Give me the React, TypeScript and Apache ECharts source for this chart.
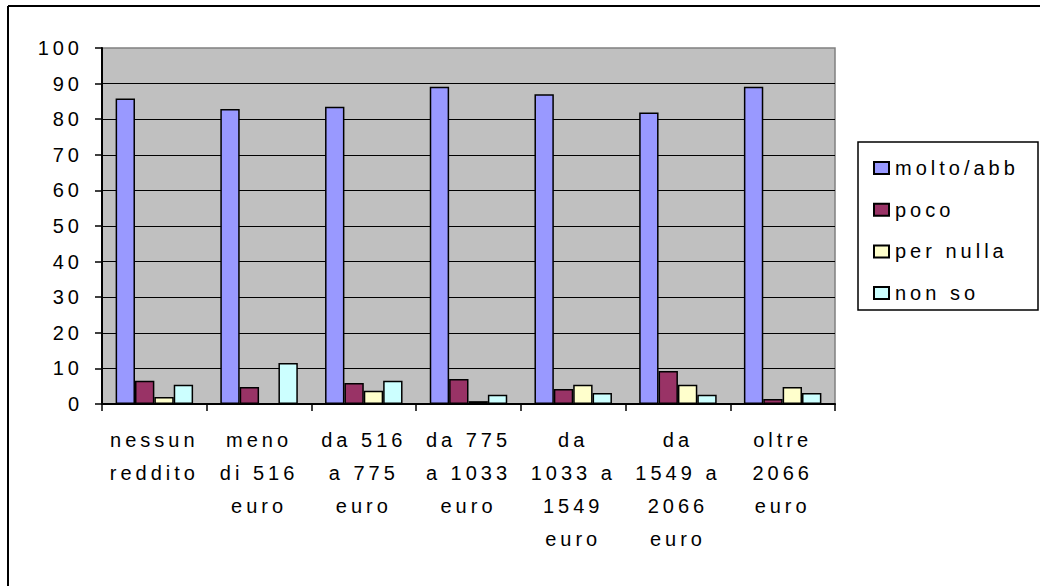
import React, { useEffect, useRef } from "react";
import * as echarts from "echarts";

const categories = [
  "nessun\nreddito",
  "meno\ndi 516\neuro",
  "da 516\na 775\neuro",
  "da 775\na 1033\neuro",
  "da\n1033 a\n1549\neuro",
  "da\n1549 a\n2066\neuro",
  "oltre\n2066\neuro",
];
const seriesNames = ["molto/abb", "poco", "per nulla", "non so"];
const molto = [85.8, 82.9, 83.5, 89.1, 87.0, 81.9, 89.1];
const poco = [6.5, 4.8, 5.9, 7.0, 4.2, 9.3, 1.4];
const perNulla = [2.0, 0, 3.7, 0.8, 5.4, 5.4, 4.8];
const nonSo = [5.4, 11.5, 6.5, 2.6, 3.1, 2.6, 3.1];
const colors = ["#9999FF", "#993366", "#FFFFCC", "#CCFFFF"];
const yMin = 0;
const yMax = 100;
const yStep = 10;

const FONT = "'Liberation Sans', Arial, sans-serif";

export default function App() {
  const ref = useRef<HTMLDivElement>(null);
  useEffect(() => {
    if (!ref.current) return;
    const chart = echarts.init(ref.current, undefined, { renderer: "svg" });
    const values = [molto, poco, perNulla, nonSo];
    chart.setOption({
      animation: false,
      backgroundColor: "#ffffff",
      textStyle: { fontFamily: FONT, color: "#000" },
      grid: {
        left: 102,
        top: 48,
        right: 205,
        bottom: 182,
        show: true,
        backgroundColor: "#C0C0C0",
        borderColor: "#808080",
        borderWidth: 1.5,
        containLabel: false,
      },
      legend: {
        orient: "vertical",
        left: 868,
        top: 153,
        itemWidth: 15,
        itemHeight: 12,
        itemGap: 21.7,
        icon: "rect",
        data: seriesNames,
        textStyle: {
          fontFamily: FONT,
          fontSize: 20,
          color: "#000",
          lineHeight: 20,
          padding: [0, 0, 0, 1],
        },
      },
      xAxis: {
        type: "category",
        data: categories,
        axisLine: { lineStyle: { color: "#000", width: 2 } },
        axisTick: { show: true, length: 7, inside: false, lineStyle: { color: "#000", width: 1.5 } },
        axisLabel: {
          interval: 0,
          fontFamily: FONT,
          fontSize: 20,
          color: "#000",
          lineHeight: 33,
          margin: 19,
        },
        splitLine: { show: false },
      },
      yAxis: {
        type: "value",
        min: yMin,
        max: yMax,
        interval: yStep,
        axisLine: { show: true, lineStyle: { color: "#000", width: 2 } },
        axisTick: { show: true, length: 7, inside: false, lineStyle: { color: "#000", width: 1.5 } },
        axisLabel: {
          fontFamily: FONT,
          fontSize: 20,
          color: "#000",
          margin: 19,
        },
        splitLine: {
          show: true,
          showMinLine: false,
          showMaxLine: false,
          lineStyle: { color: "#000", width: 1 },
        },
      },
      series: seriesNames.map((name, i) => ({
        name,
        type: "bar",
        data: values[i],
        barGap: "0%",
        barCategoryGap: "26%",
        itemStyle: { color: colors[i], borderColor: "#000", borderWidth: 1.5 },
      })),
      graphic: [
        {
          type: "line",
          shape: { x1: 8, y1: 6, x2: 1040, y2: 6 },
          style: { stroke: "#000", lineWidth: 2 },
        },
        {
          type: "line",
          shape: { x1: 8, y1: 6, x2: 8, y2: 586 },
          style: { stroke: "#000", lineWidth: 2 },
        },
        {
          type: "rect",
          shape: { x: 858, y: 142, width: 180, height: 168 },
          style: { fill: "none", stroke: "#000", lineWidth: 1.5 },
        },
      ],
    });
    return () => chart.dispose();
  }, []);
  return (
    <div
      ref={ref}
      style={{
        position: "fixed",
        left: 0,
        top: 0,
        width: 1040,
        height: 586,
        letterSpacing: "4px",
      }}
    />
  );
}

* * *

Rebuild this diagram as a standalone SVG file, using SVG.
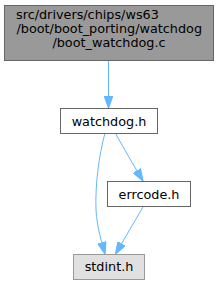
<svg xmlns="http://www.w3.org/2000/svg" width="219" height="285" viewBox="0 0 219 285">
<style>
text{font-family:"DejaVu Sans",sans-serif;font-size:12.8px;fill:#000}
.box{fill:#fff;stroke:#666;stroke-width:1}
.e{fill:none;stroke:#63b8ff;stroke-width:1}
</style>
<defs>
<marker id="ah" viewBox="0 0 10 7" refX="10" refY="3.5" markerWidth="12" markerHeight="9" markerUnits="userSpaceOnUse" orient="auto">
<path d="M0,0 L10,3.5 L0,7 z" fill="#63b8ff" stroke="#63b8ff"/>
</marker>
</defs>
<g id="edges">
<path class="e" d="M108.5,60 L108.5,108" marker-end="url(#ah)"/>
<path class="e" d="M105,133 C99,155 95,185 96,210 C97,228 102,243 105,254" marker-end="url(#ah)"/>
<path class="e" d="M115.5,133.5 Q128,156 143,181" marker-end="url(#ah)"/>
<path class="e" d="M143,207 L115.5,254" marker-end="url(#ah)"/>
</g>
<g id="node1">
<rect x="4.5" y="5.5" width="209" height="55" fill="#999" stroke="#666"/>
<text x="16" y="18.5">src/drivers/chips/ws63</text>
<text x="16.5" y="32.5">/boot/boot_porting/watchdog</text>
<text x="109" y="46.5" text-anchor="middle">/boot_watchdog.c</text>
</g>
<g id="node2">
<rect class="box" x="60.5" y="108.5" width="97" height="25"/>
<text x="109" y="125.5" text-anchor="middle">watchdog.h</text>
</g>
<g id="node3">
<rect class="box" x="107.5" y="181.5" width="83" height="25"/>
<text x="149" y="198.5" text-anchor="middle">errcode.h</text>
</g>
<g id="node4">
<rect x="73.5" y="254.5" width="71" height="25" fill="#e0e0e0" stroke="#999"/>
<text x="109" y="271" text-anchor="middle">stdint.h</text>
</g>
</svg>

WHAT IS EXPECTED:
Copy all lines from the material that contain "React".

ANSWER FOR THE TASK:
Give me the React, TypeScript and Apache ECharts source for this chart.
import React, { useEffect, useRef } from "react";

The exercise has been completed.